Publishers are lining up to reveal the six-figure advances they are giving hot new authors.
By Alison Walsh writing in the Irish Independent
Sunday June 15 2008
Sunday June 15 2008
Martina Cole, pictured right: Writers like her who can command huge sales are a safer bet for publishing houses.
EVERY book published these days has to come with a story to attract fickle readers' attention: 'International Bestseller' flashed across the front cover, or, "Soon to be a major motion picture". Now, in a market which has increasingly come to resemble the Premiership, the advance which a publisher has paid for a book has become an integral part of the story.

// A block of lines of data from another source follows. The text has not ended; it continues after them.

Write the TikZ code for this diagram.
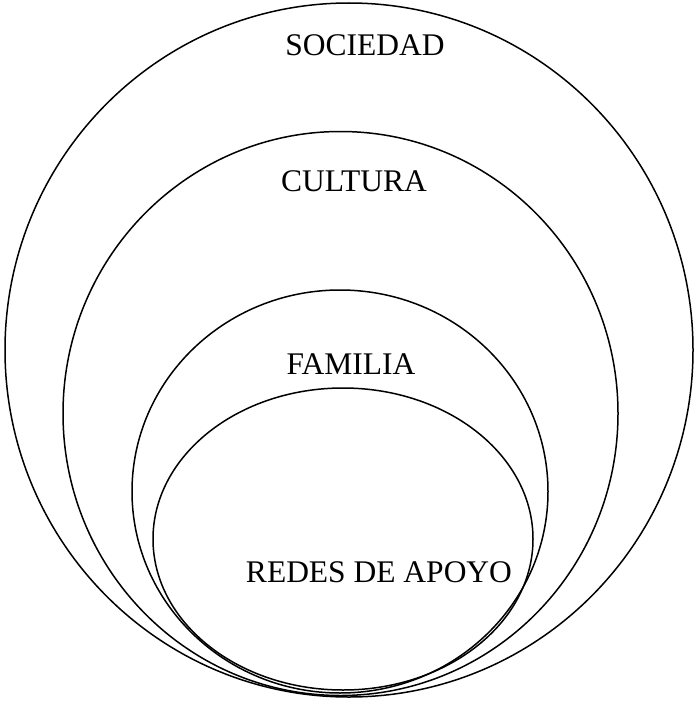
\documentclass[tikz,border=0pt]{standalone}
\usepackage{fontspec}
\setmainfont{Liberation Serif}

\begin{document}
\begin{tikzpicture}[x=1pt, y=-1pt, ring/.style={draw, line width=1.5pt}, etiqueta/.style={font=\fontsize{31.5}{31.5}\selectfont, inner sep=0pt}]
        \useasboundingbox (0, 0) rectangle (697, 701);

        \draw[ring] (349, 350) ellipse [x radius=344, y radius=347];
        \draw[ring] (340.5, 413.5) ellipse [x radius=277.5, y radius=282];
        \draw[ring] (340, 491.5) ellipse [x radius=208, y radius=201.5];
        \draw[ring] (343, 539) ellipse [x radius=190, y radius=151];

        \node[etiqueta] (sociedad) at (365, 45) {SOCIEDAD};
        \node[etiqueta] (cultura) at (354, 181) {CULTURA};
        \node[etiqueta] (familia) at (351, 364) {FAMILIA};
        \node[etiqueta] (redes) at (379, 572) {REDES DE APOYO};
    \end{tikzpicture}
\end{document}
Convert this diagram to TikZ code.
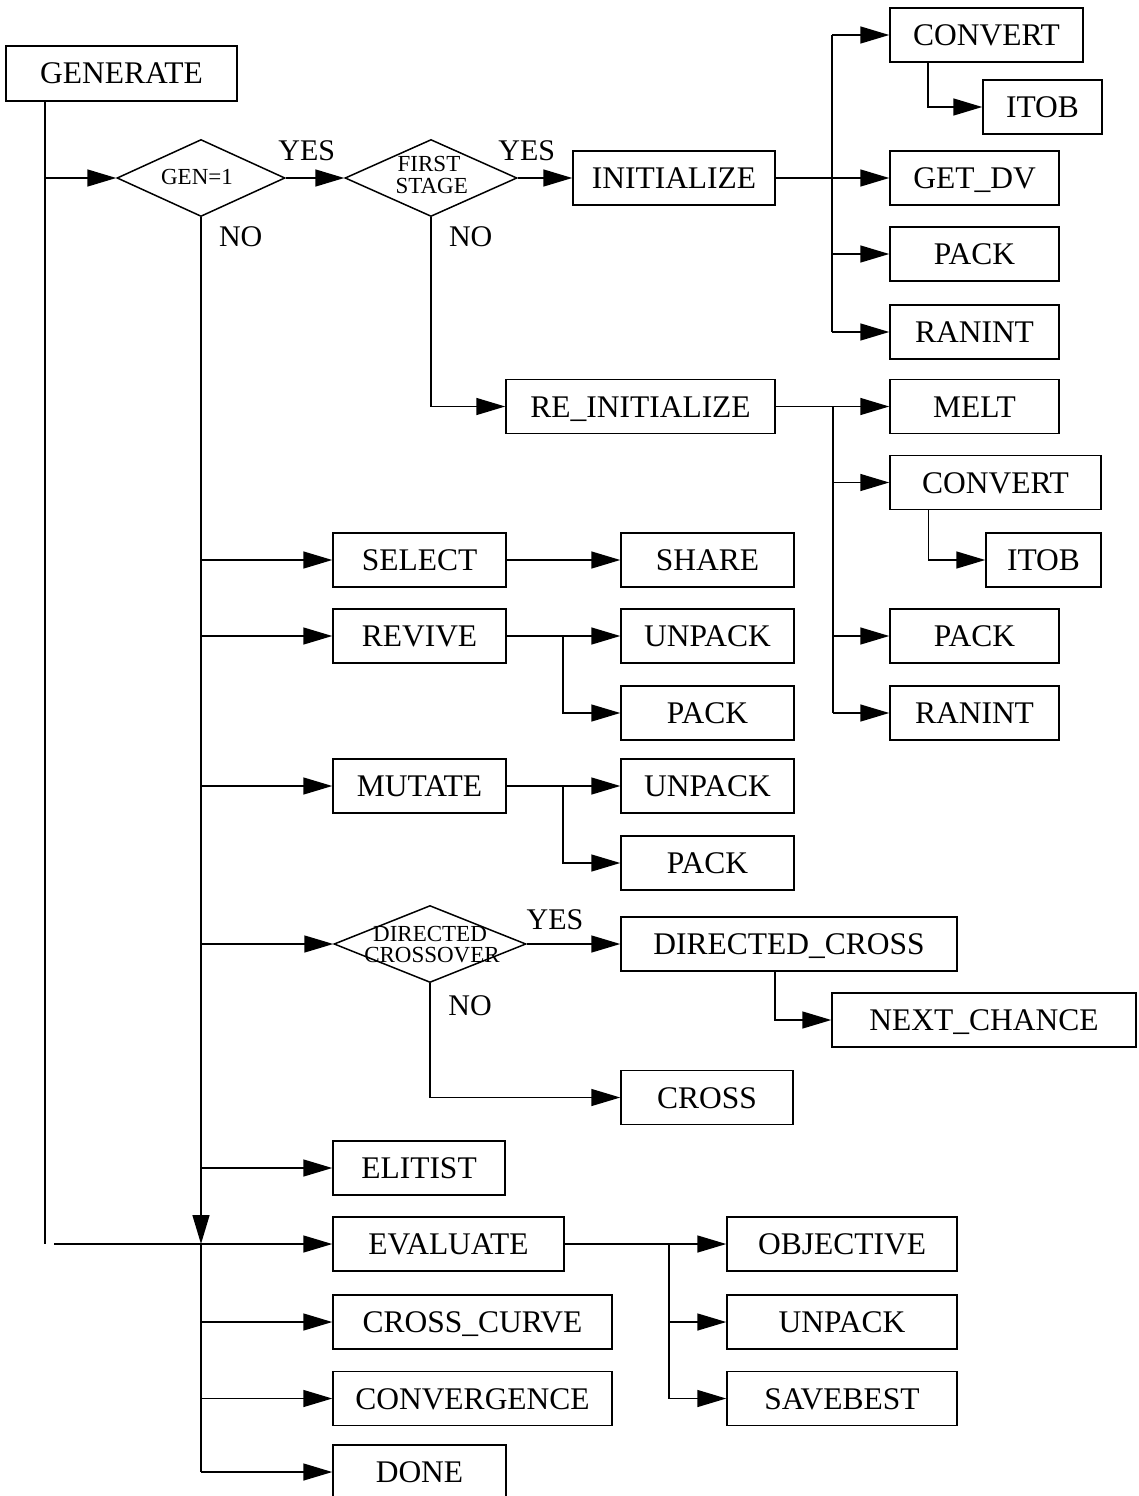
\documentclass[tikz,border=0pt]{standalone}
\usepackage{fontspec}
\setmainfont{Liberation Serif}
\usetikzlibrary{arrows.meta,shapes.geometric,calc}
\begin{document}
\begin{tikzpicture}[x=1pt,y=-1pt,
  line width=1.5pt,
  box/.style={draw, rectangle, inner sep=0pt, minimum height=54pt, font=\fontsize{31.5}{33}\selectfont, text height=21pt, text depth=0pt},
  dia/.style={draw, diamond, inner sep=0pt},
  lab/.style={font=\fontsize{30}{32}\selectfont, inner sep=0pt, text height=20pt, text depth=0pt},
  small/.style={font=\fontsize{23}{24}\selectfont, inner sep=0pt, anchor=base},
  arr/.style={-{Triangle[length=29pt,width=17pt]}}]
\useasboundingbox (0,0) rectangle (1138,1496);

% boxes
\node[box, minimum width=231pt, minimum height=55pt] (gen) at (121.5,73.5) {GENERATE};
\node[box, minimum width=202pt] (init) at (674,178) {INITIALIZE};
\node[box, minimum width=193pt] (conv1) at (986.5,35) {CONVERT};
\node[box, minimum width=119pt] (itob1) at (1042.5,107) {ITOB};
\node[box, minimum width=169pt] (getdv) at (974.5,178) {GET\_DV};
\node[box, minimum width=169pt] (pack1) at (974.5,254) {PACK};
\node[box, minimum width=169pt] (ranint1) at (974.5,332) {RANINT};
\node[box, minimum width=269pt] (reinit) at (640.5,406.5) {RE\_INITIALIZE};
\node[box, minimum width=169pt] (melt) at (974.5,406.5) {MELT};
\node[box, minimum width=211pt] (conv2) at (995.5,482.5) {CONVERT};
\node[box, minimum width=115pt] (itob2) at (1043.5,560) {ITOB};
\node[box, minimum width=169pt] (pack3) at (974.5,636) {PACK};
\node[box, minimum width=169pt] (ranint2) at (974.5,713) {RANINT};
\node[box, minimum width=173pt] (sel) at (419.5,560) {SELECT};
\node[box, minimum width=173pt] (share) at (707.5,560) {SHARE};
\node[box, minimum width=173pt] (rev) at (419.5,636) {REVIVE};
\node[box, minimum width=173pt] (unpack1) at (707.5,636) {UNPACK};
\node[box, minimum width=173pt] (pack2) at (707.5,713) {PACK};
\node[box, minimum width=173pt] (mut) at (419.5,786) {MUTATE};
\node[box, minimum width=173pt] (unpack2) at (707.5,786) {UNPACK};
\node[box, minimum width=173pt] (pack4) at (707.5,863) {PACK};
\node[box, minimum width=336pt] (dcross) at (789,944) {DIRECTED\_CROSS};
\node[box, minimum width=304pt] (next) at (984,1020) {NEXT\_CHANCE};
\node[box, minimum width=172pt] (cross) at (707,1097.5) {CROSS};
\node[box, minimum width=172pt] (elit) at (419,1168) {ELITIST};
\node[box, minimum width=231pt] (eval) at (448.5,1244) {EVALUATE};
\node[box, minimum width=279pt] (crc) at (472.5,1322) {CROSS\_CURVE};
\node[box, minimum width=279pt] (conv) at (472.5,1398.5) {CONVERGENCE};
\node[box, minimum width=173pt] (done) at (419.5,1472) {DONE};
\node[box, minimum width=230pt] (obj) at (842,1244) {OBJECTIVE};
\node[box, minimum width=230pt] (unpack3) at (842,1322) {UNPACK};
\node[box, minimum width=230pt] (savebest) at (842,1398.5) {SAVEBEST};

% diamonds
\node[dia, minimum width=168pt, minimum height=77pt] (d1) at (201,178) {};
\node[dia, minimum width=172pt, minimum height=77pt] (d2) at (431,178) {};
\node[dia, minimum width=192pt, minimum height=77pt] (d3) at (430,944) {};
\node[small] (t1) at (197,184) {GEN=1};
\node[small] (t2a) at (429,171.7) {FIRST};
\node[small] (t2b) at (431.7,193.3) {STAGE};
\node[small] (t3a) at (430,941.5) {DIRECTED};
\node[small] (t3b) at (432,962.5) {CROSSOVER};

% labels
\node[lab] (yes1) at (306.7,150.7) {YES};
\node[lab] (yes2) at (526.7,150.7) {YES};
\node[lab] (no1) at (240.7,236.7) {NO};
\node[lab] (no2) at (470.7,236.7) {NO};
\node[lab] (yes3) at (555,919) {YES};
\node[lab] (no3) at (470,1005) {NO};

% coordinates
\coordinate (gl) at (45,1244);
\coordinate (gs) at (54,1244);
\coordinate (b1) at (832,0);
\coordinate (b2) at (833,0);
\coordinate (c1) at (928,0);
\coordinate (c2) at (928.5,0);
\coordinate (rb) at (563,0);
\coordinate (eb) at (669,0);
\coordinate (c3) at (775,0);

% connectors
\draw (gen.south -| gl) -- (gl);
\draw[arr] (gs) -- (eval.west);
\draw[arr] (d1.west -| gl) -- (d1.west);
\draw[arr] (d1.east) -- (d2.west);
\draw[arr] (d2.east) -- (init.west);
\draw[arr] (init.east) -- (getdv.west);
\draw (conv1.west -| b1) -- (ranint1.west -| b1);
\draw[arr] (conv1.west -| b1) -- (conv1.west);
\draw[arr] (pack1.west -| b1) -- (pack1.west);
\draw[arr] (ranint1.west -| b1) -- (ranint1.west);
\draw[arr] (conv1.south -| c1) |- (itob1.west);

\draw[arr] (d1.south) -- (d1.south |- eval.west);
\draw (d1.south |- eval.west) -- (d1.south |- done.west);
\foreach \n in {sel,rev,mut,d3,elit,crc,conv,done}
  \draw[arr] (\n.west -| d1.south) -- (\n.west);

\draw[arr] (d2.south) |- (reinit.west);
\draw[arr] (reinit.east) -- (melt.west);
\draw (melt.west -| b2) -- (ranint2.west -| b2);
\draw[arr] (conv2.west -| b2) -- (conv2.west);
\draw[arr] (pack3.west -| b2) -- (pack3.west);
\draw[arr] (ranint2.west -| b2) -- (ranint2.west);
\draw[arr] (conv2.south -| c2) |- (itob2.west);

\draw[arr] (sel.east) -- (share.west);
\draw[arr] (rev.east) -- (unpack1.west);
\draw[arr] (rev.east -| rb) |- (pack2.west);
\draw[arr] (mut.east) -- (unpack2.west);
\draw[arr] (mut.east -| rb) |- (pack4.west);

\draw[arr] (d3.east) -- (dcross.west);
\draw[arr] (d3.south) |- (cross.west);
\draw[arr] (dcross.south -| c3) |- (next.west);

\draw[arr] (eval.east) -- (obj.west);
\draw[arr] (eval.east -| eb) |- (unpack3.west);
\draw[arr] (eval.east -| eb) |- (savebest.west);
\end{tikzpicture}
\end{document}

Once, advances were cloaked in secrecy, whispered about in the trade papers only, but now publishers are queuing up to tell us just how much they paid for their latest new find, particularly if they can say the magic words "substantial six-figure sum." But what lies behind the headlines of a big advance? Is it a carefully calibrated sales forecast that will bring the publisher and author untold riches, or a mad gamble of the kind you would normally only see in Las Vegas? And what exactly are publishers paying all that money for?

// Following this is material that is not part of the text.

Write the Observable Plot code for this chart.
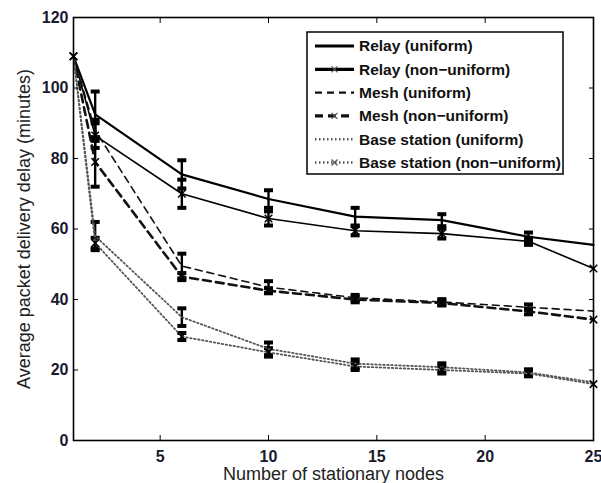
<!DOCTYPE html>
<html>
<head>
<meta charset="utf-8">
<script src="https://cdn.jsdelivr.net/npm/d3@7"></script>
<script src="https://cdn.jsdelivr.net/npm/@observablehq/plot@0.6"></script>
<style>
  html, body { margin: 0; padding: 0; background: #fff; }
  #chart svg { display: block; }
  .tickbold text { font-weight: bold; }
</style>
</head>
<body>
<div id="chart"></div>
<script>
// ---- data ----
const xs = [1, 2, 6, 10, 14, 18, 22, 25];
const seriesNames = [
  "Relay (uniform)",
  "Relay (non\u2212uniform)",
  "Mesh (uniform)",
  "Mesh (non\u2212uniform)",
  "Base station (uniform)",
  "Base station (non\u2212uniform)"
];
const relayUniform        = [109, 92.5, 75.5, 68.5, 63.5, 62.5, 57.8, 55.5];
const relayUniformErr     = [0,   6.5,  4,    2.5,  2.5,  1.7,  1.2,  0];
const relayNonUniform     = [109, 86.5, 70,   63,   59.5, 58.7, 56.5, 48.8];
const relayNonUniformErr  = [0,   3.5,  4,    2,    1.3,  1.4,  1,    0];
const meshUniform         = [109, 88,   49.5, 43.5, 40.5, 39.3, 37.8, 36.7];
const meshUniformErr      = [0,   3,    3.5,  1.7,  0.8,  0.8,  0.8,  0];
const meshNonUniform      = [109, 79,   46.5, 42.5, 40,   39,   36.6, 34.3];
const meshNonUniformErr   = [0,   7,    1,    0.7,  0.8,  0.7,  0.8,  0];
const baseUniform         = [109, 58,   35,   26,   21.8, 20.8, 19.3, 16.5];
const baseUniformErr      = [0,   4,    2.5,  1.8,  1.2,  1.1,  0.9,  0];
const baseNonUniform      = [109, 56,   29.5, 25,   21,   20,   19,   16];
const baseNonUniformErr   = [0,   1.5,  1,    1.2,  1,    1,    0.8,  0];
const xTicks = [5, 10, 15, 20, 25];
const yTicks = [0, 20, 40, 60, 80, 100, 120];
const xTitle = "Number of stationary nodes";
const yTitle = "Average packet delivery delay (minutes)";

// ---- build table ----
const values = [relayUniform, relayNonUniform, meshUniform, meshNonUniform, baseUniform, baseNonUniform];
const errors = [relayUniformErr, relayNonUniformErr, meshUniformErr, meshNonUniformErr, baseUniformErr, baseNonUniformErr];
const rows = [];
seriesNames.forEach((s, i) => xs.forEach((x, j) => rows.push({series: s, idx: i, x, y: values[i][j], e: errors[i][j]})));
const errRows = rows.filter(d => d.e > 0);

// ---- styles (not data) ----
const styles = [
  {stroke: "#000", strokeWidth: 2.2, dash: null, marker: false, legendWidth: 3.2},
  {stroke: "#000", strokeWidth: 1.6, dash: null, marker: true, legendWidth: 3.2},
  {stroke: "#111", strokeWidth: 1.6, dash: "7,5", marker: false, legendWidth: 2.2},
  {stroke: "#111", strokeWidth: 2.6, dash: "8,5", marker: true, legendWidth: 3.4},
  {stroke: "#555", strokeWidth: 1.8, dash: "1.5,2.5", marker: false, legendWidth: 2.4},
  {stroke: "#555", strokeWidth: 1.8, dash: "1.5,2.5", marker: true, legendWidth: 2.4}
];

const capSymbol = {
  draw(ctx, size) {
    const r = Math.sqrt(size / Math.PI);
    ctx.moveTo(-r, 0);
    ctx.lineTo(r, 0);
  }
};

const lineMarks = seriesNames.map((s, i) => Plot.line(rows.filter(d => d.idx === i), {
  x: "x", y: "y", stroke: styles[i].stroke, strokeWidth: styles[i].strokeWidth,
  strokeDasharray: styles[i].dash || undefined, curve: "linear"
}));
const markerRows = rows.filter(d => styles[d.idx].marker);

const font = "'Liberation Sans', Arial, Helvetica, sans-serif";

const svg = Plot.plot({
  width: 601,
  height: 483,
  marginLeft: 73,
  marginRight: 8,
  marginTop: 17,
  marginBottom: 43,
  style: {fontFamily: font, background: "#fff", color: "#000"},
  x: {domain: [1, 25]},
  y: {domain: [0, 120]},
  marks: [
    // error bars
    Plot.ruleX(errRows, {x: "x", y1: d => d.y - d.e, y2: d => d.y + d.e, stroke: "#000", strokeWidth: 2.4}),
    Plot.dot(errRows, {x: "x", y: d => d.y + d.e, symbol: capSymbol, r: 4.5, stroke: "#000", strokeWidth: 4, fill: "none"}),
    Plot.dot(errRows, {x: "x", y: d => d.y - d.e, symbol: capSymbol, r: 4.5, stroke: "#000", strokeWidth: 4, fill: "none"}),
    ...lineMarks,
    Plot.dot(markerRows, {x: "x", y: "y", symbol: "times", r: 3.5, stroke: "#000", strokeWidth: 1.5}),
    // axes
    Plot.frame({stroke: "#000", strokeWidth: 1.6}),
    Plot.axisX({ticks: xTicks, tickSize: 0, tickPadding: 10, fontSize: 16, fontWeight: "bold", className: "tickbold", label: null, fill: "#1a1a2e"}),
    Plot.axisX({ticks: xTicks, tickSize: -5, tickFormat: () => "", label: null}),
    Plot.axisX({ticks: xTicks, anchor: "top", tickSize: -5, tickFormat: () => "", label: null}),
    Plot.axisY({ticks: yTicks, tickSize: 0, tickPadding: 5, fontSize: 16, fontWeight: "bold", className: "tickbold", label: null, fill: "#1a1a2e"}),
    Plot.axisY({ticks: yTicks, tickSize: -5, tickFormat: () => "", label: null}),
    Plot.axisY({ticks: yTicks, anchor: "right", tickSize: -5, tickFormat: () => "", label: null}),
    Plot.text([xTitle], {text: d => d, frameAnchor: "bottom", dy: 34, lineAnchor: "middle", textAnchor: "middle", fontSize: 18, fill: "#222"}),
    Plot.text([yTitle], {text: d => d, frameAnchor: "left", dx: -49, rotate: -90, lineAnchor: "middle", textAnchor: "middle", fontSize: 18, fill: "#222"})
  ]
});

// ---- legend ----
const g = d3.select(svg).append("g").attr("font-family", font).attr("text-anchor", "start");
const lx = 307, ly = 32, lw = 256, lh = 142, rowH = 23.3, firstRow = 46;
g.append("rect").attr("x", lx).attr("y", ly).attr("width", lw).attr("height", lh)
  .attr("fill", "#fff").attr("stroke", "#000").attr("stroke-width", 1.5);
seriesNames.forEach((s, i) => {
  const yy = firstRow + i * rowH;
  const st = styles[i];
  g.append("line").attr("x1", 315).attr("x2", 354).attr("y1", yy).attr("y2", yy)
    .attr("stroke", st.stroke).attr("stroke-width", st.legendWidth)
    .attr("stroke-dasharray", st.dash);
  if (st.marker) {
    const m = 3, cx = 334.5;
    g.append("path").attr("d", `M${cx - m},${yy - m}L${cx + m},${yy + m}M${cx - m},${yy + m}L${cx + m},${yy - m}`)
      .attr("stroke", "#555").attr("stroke-width", 1.2);
  }
  g.append("text").attr("x", 359).attr("y", yy).attr("dy", "0.35em").attr("text-anchor", "start")
    .attr("font-size", 15.5).attr("font-weight", "bold").attr("fill", "#111").text(s);
});

document.getElementById("chart").appendChild(svg);
</script>
</body>
</html>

The latest deal to make the headlines is that of newcomer Matt Hilton, plucked from obscurity as a bobby in Cumbria, England, to secure a whopping £800,000 advance on the strength of his crime novel, Dead Man's Dust. This advance attracted plenty of media interest, and came with the usual good story: Hilton's agent, Luigi Bonomi of LBA, admitted that the novel had been rescued from the slush pile -- the rather undignified name for unsolicited manuscripts -- by his wife.